* Given instruction:
Reproduce the listing below exactly, beginning with its first line and ending with the line that holds "const valueTicks = [0.01, 0.1, 1, 10, 100, 1000];"; pictures are not part of the copy.

* Given material:
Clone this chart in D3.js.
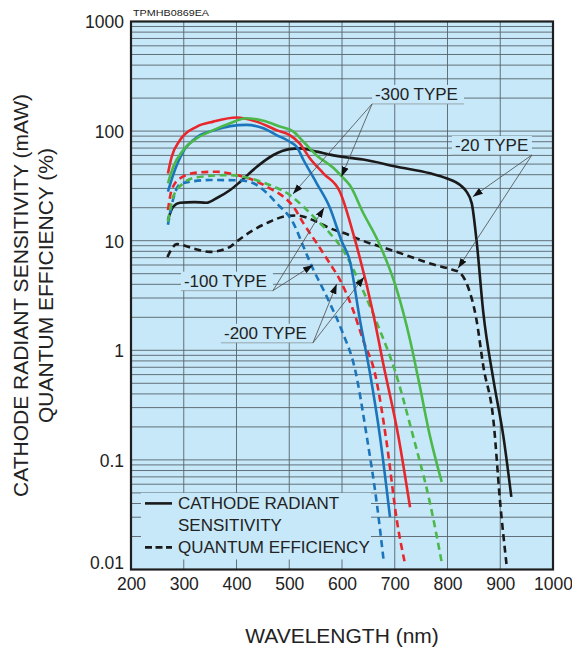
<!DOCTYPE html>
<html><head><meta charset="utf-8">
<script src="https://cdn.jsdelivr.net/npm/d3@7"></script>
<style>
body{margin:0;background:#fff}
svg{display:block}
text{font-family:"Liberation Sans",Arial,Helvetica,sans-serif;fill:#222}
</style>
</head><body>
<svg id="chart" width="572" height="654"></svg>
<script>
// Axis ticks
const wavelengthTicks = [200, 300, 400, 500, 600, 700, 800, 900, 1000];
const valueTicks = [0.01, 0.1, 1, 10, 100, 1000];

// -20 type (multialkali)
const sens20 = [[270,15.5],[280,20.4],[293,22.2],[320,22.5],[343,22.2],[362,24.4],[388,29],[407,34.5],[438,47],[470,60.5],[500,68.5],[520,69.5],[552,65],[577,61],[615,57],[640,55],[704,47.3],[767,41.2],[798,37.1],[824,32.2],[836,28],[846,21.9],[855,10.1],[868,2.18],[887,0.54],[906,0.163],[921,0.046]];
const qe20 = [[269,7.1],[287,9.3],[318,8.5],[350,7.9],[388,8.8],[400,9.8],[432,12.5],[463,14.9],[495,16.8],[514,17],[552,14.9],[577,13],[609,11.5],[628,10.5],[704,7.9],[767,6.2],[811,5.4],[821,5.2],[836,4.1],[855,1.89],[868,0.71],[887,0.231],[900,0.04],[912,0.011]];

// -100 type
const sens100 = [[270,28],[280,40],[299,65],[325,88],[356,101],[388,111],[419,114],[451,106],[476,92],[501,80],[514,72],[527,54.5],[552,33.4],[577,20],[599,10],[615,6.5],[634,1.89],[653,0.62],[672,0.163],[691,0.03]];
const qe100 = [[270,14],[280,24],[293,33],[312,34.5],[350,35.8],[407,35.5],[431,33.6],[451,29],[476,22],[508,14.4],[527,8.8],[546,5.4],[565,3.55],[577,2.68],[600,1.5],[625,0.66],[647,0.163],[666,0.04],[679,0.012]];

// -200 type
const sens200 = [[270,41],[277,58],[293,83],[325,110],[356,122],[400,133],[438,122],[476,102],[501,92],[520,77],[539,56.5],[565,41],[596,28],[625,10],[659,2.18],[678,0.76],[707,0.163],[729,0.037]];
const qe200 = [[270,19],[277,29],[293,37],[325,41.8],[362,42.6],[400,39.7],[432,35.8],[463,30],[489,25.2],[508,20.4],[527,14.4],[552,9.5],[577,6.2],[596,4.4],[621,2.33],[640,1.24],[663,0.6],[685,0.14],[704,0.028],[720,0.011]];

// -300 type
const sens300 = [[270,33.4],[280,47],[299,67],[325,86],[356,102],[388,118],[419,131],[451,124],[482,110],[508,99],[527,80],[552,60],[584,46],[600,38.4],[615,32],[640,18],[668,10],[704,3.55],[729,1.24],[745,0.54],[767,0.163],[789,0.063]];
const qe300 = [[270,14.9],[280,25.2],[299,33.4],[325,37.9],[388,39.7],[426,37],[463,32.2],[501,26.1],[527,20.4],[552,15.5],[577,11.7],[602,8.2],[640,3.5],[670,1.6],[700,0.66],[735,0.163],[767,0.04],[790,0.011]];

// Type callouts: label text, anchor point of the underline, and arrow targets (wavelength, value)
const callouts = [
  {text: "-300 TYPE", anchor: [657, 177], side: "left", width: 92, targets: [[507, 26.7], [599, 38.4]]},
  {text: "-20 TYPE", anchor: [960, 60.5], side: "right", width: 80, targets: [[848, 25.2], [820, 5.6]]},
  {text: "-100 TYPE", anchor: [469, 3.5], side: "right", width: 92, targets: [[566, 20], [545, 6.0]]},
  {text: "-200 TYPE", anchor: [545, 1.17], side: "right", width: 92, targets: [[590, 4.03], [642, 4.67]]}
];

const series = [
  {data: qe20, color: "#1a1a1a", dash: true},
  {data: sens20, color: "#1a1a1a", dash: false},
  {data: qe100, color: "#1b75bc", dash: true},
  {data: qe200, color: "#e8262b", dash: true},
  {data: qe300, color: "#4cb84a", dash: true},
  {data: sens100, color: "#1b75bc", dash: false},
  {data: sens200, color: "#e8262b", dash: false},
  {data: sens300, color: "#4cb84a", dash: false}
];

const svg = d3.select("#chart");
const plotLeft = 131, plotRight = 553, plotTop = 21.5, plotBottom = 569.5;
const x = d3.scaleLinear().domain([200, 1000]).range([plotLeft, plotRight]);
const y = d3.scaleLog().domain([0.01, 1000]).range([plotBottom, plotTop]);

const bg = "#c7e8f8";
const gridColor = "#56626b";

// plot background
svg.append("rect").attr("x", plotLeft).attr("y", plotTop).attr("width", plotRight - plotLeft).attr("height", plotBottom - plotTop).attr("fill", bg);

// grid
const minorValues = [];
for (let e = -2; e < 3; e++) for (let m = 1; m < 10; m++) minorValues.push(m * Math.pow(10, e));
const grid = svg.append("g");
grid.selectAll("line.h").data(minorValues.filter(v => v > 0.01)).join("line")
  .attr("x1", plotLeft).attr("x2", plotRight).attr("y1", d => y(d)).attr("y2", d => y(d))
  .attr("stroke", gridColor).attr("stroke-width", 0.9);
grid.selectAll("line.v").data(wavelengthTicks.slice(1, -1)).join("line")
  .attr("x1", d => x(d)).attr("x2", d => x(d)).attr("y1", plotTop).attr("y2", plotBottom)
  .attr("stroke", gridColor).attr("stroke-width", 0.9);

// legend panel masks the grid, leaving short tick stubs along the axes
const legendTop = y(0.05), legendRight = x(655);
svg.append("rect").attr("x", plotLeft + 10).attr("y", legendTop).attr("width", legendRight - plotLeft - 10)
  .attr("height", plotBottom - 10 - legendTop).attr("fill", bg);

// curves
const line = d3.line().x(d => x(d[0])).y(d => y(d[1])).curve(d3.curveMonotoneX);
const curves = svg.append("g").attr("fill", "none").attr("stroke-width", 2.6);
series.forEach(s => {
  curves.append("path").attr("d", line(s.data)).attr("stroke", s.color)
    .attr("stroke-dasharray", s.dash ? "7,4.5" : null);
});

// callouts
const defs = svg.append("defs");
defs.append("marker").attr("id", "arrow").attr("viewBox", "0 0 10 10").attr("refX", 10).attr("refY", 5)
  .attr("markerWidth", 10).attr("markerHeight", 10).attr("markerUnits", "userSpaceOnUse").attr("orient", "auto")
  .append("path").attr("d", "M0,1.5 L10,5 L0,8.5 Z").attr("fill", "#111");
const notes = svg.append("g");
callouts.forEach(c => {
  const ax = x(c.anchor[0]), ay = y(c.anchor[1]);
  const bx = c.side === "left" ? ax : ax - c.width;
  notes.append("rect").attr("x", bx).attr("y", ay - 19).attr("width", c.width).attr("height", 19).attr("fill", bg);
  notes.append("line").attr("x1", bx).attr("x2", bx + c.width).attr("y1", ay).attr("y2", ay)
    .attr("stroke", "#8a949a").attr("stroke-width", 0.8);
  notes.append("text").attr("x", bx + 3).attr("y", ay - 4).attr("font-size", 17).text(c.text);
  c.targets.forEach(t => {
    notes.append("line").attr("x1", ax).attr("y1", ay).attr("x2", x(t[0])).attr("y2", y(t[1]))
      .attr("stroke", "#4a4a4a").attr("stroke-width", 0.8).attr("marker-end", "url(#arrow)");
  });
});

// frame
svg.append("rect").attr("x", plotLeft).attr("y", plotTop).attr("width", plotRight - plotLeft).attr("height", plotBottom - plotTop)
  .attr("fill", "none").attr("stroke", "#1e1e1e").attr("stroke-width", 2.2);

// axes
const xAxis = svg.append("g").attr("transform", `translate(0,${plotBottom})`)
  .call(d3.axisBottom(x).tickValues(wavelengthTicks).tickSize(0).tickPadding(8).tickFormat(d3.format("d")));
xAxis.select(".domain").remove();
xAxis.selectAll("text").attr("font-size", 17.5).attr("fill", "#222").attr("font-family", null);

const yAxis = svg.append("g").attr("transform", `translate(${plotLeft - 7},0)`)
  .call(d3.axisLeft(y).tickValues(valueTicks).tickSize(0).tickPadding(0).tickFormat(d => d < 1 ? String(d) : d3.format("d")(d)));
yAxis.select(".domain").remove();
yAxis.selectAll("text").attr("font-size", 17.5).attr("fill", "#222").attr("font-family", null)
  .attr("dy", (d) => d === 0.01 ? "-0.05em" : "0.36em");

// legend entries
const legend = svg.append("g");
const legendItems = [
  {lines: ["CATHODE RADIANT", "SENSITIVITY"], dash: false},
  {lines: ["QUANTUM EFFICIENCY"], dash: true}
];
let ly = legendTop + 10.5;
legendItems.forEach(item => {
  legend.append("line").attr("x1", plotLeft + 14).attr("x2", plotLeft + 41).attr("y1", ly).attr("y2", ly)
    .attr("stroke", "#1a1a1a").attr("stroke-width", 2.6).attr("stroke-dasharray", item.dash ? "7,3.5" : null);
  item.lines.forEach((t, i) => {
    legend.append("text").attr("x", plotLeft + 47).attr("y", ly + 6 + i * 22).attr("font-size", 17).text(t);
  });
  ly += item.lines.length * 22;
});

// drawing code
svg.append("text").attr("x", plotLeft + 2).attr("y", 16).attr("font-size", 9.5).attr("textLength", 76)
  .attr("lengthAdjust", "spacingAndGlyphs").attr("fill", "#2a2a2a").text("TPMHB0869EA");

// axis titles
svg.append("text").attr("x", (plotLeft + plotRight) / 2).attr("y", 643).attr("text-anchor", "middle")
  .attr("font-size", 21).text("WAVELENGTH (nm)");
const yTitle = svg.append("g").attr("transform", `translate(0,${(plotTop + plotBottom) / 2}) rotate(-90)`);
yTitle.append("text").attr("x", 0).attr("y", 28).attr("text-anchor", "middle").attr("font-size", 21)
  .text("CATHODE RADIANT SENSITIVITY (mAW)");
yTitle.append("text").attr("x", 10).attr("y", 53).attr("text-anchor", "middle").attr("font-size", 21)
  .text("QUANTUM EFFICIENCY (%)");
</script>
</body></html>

* Result of this task:
Clone this chart in D3.js.
<!DOCTYPE html>
<html><head><meta charset="utf-8">
<script src="https://cdn.jsdelivr.net/npm/d3@7"></script>
<style>
body{margin:0;background:#fff}
svg{display:block}
text{font-family:"Liberation Sans",Arial,Helvetica,sans-serif;fill:#222}
</style>
</head><body>
<svg id="chart" width="572" height="654"></svg>
<script>
// Axis ticks
const wavelengthTicks = [200, 300, 400, 500, 600, 700, 800, 900, 1000];
const valueTicks = [0.01, 0.1, 1, 10, 100, 1000];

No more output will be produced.